↓↓↓

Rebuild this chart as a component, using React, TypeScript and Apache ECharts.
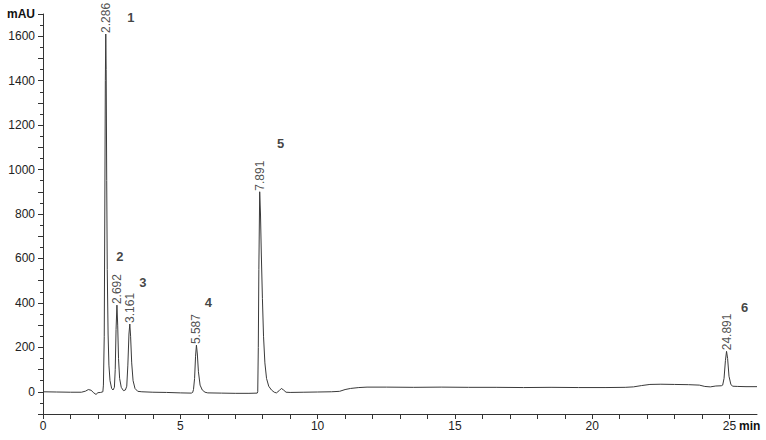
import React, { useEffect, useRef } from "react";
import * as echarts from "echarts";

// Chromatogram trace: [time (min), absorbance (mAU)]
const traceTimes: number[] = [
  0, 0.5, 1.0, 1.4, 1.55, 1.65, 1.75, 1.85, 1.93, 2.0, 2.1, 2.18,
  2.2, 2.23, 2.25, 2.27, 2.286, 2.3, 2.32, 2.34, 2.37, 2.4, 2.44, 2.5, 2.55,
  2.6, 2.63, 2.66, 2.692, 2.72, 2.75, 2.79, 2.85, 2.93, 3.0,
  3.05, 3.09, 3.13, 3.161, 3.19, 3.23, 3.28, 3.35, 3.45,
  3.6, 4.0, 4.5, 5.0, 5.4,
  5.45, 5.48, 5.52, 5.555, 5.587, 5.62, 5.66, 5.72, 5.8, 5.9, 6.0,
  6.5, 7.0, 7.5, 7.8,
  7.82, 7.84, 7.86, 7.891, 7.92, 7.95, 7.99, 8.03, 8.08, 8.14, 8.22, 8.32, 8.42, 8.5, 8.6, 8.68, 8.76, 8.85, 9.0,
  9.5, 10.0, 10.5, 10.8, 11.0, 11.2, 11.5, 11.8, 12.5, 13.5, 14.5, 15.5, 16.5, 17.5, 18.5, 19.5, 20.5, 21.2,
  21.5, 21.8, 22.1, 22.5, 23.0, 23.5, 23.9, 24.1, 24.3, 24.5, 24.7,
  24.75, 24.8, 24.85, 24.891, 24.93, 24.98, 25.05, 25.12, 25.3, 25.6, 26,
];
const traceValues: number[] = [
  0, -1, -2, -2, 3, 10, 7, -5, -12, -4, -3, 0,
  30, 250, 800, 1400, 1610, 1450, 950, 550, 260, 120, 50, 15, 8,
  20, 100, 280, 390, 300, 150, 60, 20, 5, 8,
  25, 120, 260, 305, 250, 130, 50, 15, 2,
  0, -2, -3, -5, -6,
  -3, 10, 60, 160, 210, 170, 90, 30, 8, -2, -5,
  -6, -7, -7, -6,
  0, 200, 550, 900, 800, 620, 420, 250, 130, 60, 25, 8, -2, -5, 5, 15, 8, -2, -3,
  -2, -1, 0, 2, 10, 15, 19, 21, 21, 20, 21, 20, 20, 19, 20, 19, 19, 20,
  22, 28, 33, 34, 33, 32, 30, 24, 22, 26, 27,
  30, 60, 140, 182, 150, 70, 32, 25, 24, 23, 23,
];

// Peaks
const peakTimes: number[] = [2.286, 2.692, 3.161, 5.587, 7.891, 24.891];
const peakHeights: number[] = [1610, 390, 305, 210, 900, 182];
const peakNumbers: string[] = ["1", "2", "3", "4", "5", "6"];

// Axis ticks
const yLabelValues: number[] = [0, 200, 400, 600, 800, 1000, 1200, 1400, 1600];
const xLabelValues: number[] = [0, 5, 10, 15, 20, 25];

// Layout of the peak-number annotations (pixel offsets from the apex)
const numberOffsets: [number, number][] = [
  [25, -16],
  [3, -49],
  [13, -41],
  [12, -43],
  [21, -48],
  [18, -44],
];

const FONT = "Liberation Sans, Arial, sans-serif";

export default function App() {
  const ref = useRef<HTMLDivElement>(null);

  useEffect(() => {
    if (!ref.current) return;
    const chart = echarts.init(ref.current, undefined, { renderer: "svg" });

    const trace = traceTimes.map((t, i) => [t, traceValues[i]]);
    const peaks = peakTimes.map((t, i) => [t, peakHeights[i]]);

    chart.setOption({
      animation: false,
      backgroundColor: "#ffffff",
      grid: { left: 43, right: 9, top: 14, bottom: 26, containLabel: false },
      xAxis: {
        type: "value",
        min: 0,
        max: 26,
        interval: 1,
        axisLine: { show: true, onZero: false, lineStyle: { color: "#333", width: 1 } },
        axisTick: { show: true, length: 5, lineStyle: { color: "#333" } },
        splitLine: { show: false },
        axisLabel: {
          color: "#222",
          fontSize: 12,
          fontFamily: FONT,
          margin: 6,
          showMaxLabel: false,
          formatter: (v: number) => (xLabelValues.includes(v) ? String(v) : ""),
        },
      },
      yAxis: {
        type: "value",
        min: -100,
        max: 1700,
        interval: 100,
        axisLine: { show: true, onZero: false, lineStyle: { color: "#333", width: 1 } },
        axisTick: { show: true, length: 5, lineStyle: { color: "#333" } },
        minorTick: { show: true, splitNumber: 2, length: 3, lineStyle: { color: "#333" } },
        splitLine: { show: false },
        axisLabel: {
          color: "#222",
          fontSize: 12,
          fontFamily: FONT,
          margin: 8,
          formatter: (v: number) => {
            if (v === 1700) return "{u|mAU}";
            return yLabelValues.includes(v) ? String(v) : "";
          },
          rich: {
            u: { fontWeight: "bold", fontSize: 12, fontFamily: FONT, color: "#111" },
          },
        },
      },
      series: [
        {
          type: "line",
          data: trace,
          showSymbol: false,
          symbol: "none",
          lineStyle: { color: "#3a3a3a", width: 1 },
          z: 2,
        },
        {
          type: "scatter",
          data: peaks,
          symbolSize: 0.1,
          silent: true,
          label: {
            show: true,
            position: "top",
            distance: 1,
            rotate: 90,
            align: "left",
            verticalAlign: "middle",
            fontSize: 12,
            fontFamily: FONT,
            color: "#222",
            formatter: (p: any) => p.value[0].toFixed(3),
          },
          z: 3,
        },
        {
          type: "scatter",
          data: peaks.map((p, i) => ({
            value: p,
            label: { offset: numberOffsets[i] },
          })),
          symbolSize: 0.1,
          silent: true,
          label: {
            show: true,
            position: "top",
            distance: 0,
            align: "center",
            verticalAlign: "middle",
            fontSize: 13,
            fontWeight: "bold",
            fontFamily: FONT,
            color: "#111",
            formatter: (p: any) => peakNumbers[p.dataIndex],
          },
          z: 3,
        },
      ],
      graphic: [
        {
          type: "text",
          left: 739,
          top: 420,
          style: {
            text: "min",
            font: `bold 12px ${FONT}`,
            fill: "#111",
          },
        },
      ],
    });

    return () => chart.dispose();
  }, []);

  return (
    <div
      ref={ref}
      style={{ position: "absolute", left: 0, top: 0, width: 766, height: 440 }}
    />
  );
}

↑↑↑

§ **SET PROBLEM**:
Reproduce the material above exactly, first line through the line that contains "import * as", minus the pictures.

§ **RESPONSE TO THIS TASK**:
Rebuild this chart as a component, using React, TypeScript and Apache ECharts.
import React, { useEffect, useRef } from "react";
import * as echarts from "echarts";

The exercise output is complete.